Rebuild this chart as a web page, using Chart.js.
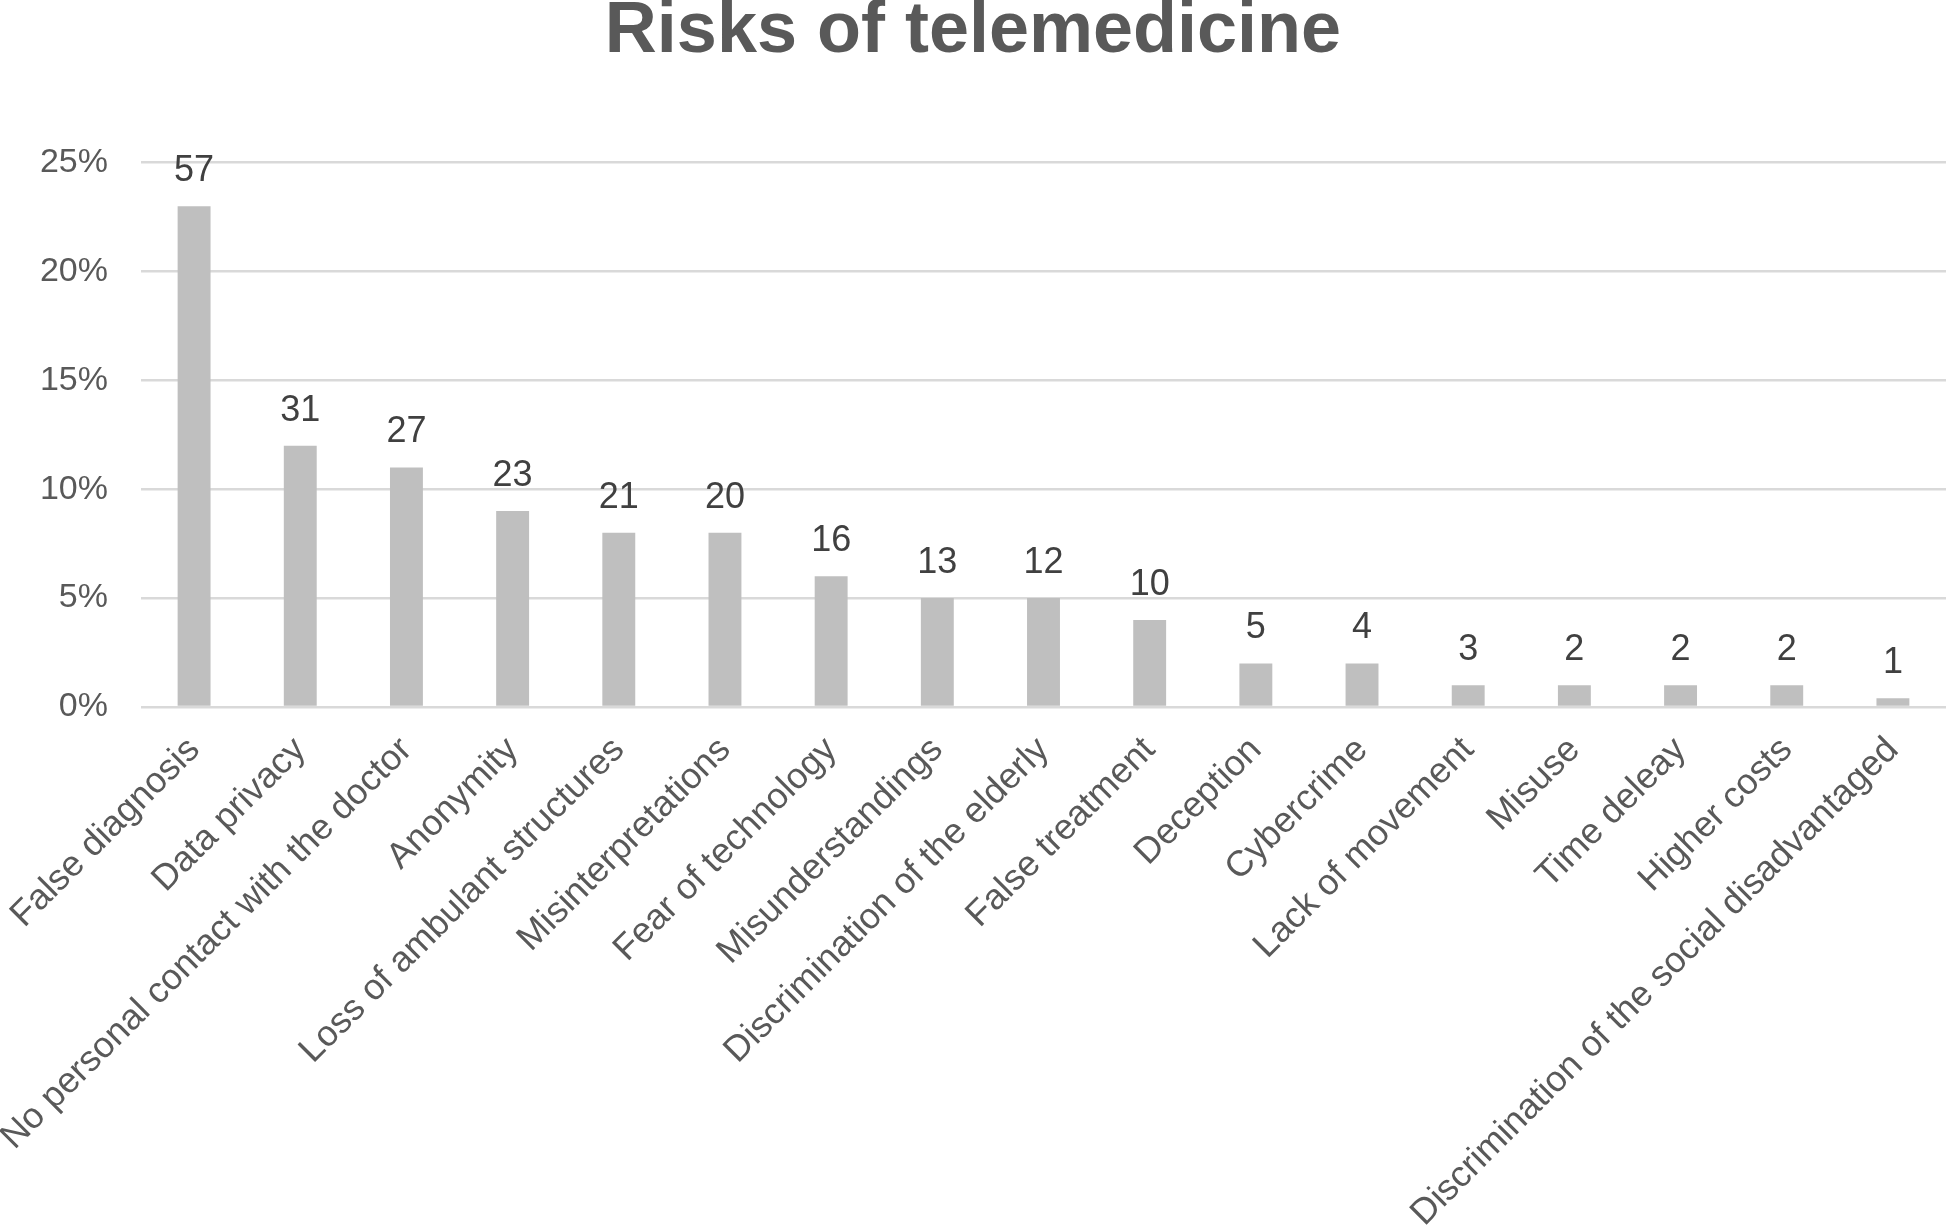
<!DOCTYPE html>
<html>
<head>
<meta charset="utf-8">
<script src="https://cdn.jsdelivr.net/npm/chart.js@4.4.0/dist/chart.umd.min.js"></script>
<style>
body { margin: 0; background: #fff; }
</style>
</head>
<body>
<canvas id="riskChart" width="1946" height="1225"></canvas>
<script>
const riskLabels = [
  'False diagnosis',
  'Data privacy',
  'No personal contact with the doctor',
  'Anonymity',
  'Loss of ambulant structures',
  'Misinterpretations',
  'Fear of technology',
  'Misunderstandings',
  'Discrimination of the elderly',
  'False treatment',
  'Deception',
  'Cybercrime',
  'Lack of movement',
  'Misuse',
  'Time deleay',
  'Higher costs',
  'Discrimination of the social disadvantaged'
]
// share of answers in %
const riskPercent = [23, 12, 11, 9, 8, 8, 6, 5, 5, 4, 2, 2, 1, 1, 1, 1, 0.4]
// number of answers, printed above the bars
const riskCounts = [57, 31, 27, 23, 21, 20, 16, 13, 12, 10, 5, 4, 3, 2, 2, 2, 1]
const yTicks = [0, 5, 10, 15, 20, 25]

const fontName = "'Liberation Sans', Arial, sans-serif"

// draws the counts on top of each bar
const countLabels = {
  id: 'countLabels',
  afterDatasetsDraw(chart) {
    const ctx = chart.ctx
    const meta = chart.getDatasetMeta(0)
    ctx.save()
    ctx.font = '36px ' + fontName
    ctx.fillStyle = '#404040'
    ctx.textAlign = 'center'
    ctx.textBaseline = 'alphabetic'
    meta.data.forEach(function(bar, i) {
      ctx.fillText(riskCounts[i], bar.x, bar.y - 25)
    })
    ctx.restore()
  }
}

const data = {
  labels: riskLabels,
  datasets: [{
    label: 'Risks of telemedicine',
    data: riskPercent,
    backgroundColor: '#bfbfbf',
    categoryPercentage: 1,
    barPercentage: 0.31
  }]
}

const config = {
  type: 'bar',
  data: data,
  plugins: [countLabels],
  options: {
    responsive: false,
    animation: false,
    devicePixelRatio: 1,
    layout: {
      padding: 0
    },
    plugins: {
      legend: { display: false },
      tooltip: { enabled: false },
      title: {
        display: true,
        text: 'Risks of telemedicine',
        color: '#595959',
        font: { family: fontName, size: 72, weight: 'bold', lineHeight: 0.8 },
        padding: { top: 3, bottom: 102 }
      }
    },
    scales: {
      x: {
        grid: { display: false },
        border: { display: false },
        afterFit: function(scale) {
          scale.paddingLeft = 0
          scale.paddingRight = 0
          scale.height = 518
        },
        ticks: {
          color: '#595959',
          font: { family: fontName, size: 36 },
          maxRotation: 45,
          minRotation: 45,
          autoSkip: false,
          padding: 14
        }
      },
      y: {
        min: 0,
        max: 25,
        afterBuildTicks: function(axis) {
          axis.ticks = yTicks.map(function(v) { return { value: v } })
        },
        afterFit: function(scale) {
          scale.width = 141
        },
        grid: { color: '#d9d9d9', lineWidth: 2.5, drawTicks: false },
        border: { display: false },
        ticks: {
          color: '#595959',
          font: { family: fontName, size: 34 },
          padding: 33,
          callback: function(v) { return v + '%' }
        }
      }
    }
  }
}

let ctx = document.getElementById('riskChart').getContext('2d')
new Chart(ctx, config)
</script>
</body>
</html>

⁂

Using the material above, set down every line exactly, but skip the pictures.

(Exercise output):
Rebuild this chart as a web page, using Chart.js.
<!DOCTYPE html>
<html>
<head>
<meta charset="utf-8">
<script src="https://cdn.jsdelivr.net/npm/chart.js@4.4.0/dist/chart.umd.min.js"></script>
<style>
body { margin: 0; background: #fff; }
</style>
</head>
<body>
<canvas id="riskChart" width="1946" height="1225"></canvas>
<script>
const riskLabels = [
  'False diagnosis',
  'Data privacy',
  'No personal contact with the doctor',
  'Anonymity',
  'Loss of ambulant structures',
  'Misinterpretations',
  'Fear of technology',
  'Misunderstandings',
  'Discrimination of the elderly',
  'False treatment',
  'Deception',
  'Cybercrime',
  'Lack of movement',
  'Misuse',
  'Time deleay',
  'Higher costs',
  'Discrimination of the social disadvantaged'
]
// share of answers in %
const riskPercent = [23, 12, 11, 9, 8, 8, 6, 5, 5, 4, 2, 2, 1, 1, 1, 1, 0.4]
// number of answers, printed above the bars
const riskCounts = [57, 31, 27, 23, 21, 20, 16, 13, 12, 10, 5, 4, 3, 2, 2, 2, 1]
const yTicks = [0, 5, 10, 15, 20, 25]

const fontName = "'Liberation Sans', Arial, sans-serif"

// draws the counts on top of each bar
const countLabels = {
  id: 'countLabels',
  afterDatasetsDraw(chart) {
    const ctx = chart.ctx
    const meta = chart.getDatasetMeta(0)
    ctx.save()
    ctx.font = '36px ' + fontName
    ctx.fillStyle = '#404040'
    ctx.textAlign = 'center'
    ctx.textBaseline = 'alphabetic'
    meta.data.forEach(function(bar, i) {
      ctx.fillText(riskCounts[i], bar.x, bar.y - 25)
    })
    ctx.restore()
  }
}

const data = {
  labels: riskLabels,
  datasets: [{
    label: 'Risks of telemedicine',
    data: riskPercent,
    backgroundColor: '#bfbfbf',
    categoryPercentage: 1,
    barPercentage: 0.31
  }]
}

const config = {
  type: 'bar',
  data: data,
  plugins: [countLabels],
  options: {
    responsive: false,
    animation: false,
    devicePixelRatio: 1,
    layout: {
      padding: 0
    },
    plugins: {
      legend: { display: false },
      tooltip: { enabled: false },
      title: {
        display: true,
        text: 'Risks of telemedicine',
        color: '#595959',
        font: { family: fontName, size: 72, weight: 'bold', lineHeight: 0.8 },
        padding: { top: 3, bottom: 102 }
      }
    },
    scales: {
      x: {
        grid: { display: false },
        border: { display: false },
        afterFit: function(scale) {
          scale.paddingLeft = 0
          scale.paddingRight = 0
          scale.height = 518
        },
        ticks: {
          color: '#595959',
          font: { family: fontName, size: 36 },
          maxRotation: 45,
          minRotation: 45,
          autoSkip: false,
          padding: 14
        }
      },
      y: {
        min: 0,
        max: 25,
        afterBuildTicks: function(axis) {
          axis.ticks = yTicks.map(function(v) { return { value: v } })
        },
        afterFit: function(scale) {
          scale.width = 141
        },
        grid: { color: '#d9d9d9', lineWidth: 2.5, drawTicks: false },
        border: { display: false },
        ticks: {
          color: '#595959',
          font: { family: fontName, size: 34 },
          padding: 33,
          callback: function(v) { return v + '%' }
        }
      }
    }
  }
}

let ctx = document.getElementById('riskChart').getContext('2d')
new Chart(ctx, config)
</script>
</body>
</html>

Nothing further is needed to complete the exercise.